Around 900 adult civilians have been killed in drone attacks in Pakistan, along with an estimated 330 children, in operations that Amnesty International has said often targeted unarmed victims and could amount to war crimes.

Earlier this year, a US Department of Defence study found that the pilots of drones developed stress disorders as much as those in combat do - suffering mental health problems including post-traumatic stress, depression and anxiety.

It has been suggested that this is the reason drone operators refer to their kills as "bug splats" - in order to maintain their emotional distance from their targets. Some of the software used by the US government to assess the number of casualties is referred to in government circles as Bug Splat.

One campaign group has set out to address this by using a poster on the ground in a drone targeted region of Pakistan.

The 90 by 60 feet vinyl image shows the face of a child whose parents were killed in one such attack.
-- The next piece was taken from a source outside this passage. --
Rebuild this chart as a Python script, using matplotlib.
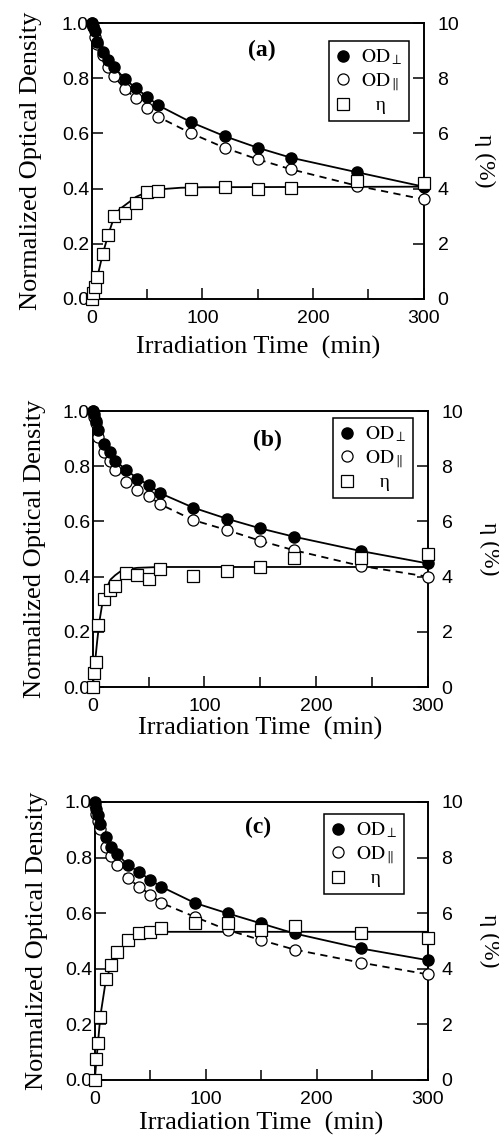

The picture is laid out in a field in the Khyber Pakhtunkhwa region.

Speaking to The Independent a representative of the #NotABugSplat group said the aim of the project was to "humanise" drone attacks, and was inspired "after learning the fact that drone operators refer to kills as ‘bug splats'."

The aim of the poster is to challenge the insensitivity to drone strike victims as well as raising awareness of civilian casualties: "The piece was laid out in KPK province about 2 weeks ago into the field by village locals."

"It was left there until people decided to use the fabric for roofing and other useful purposes."

"The art was always meant to be utilized and not discarded after it was photographed. And of course, we dream of seeing peace in this beautiful region."

According to the group's website: "The group of artists traveled inside KPK province and, with the assistance of highly enthusiastic locals, unrolled the poster amongst mud huts and farms."

"It is their hope that this will create empathy and introspection amongst drone operators, and will create dialogue amongst policy makers, eventually leading to decisions that will save innocent lives."

"Now, when viewed by a drone camera, what an operator sees on his screen is not an anonymous dot on the landscape, but an innocent child victim’s face."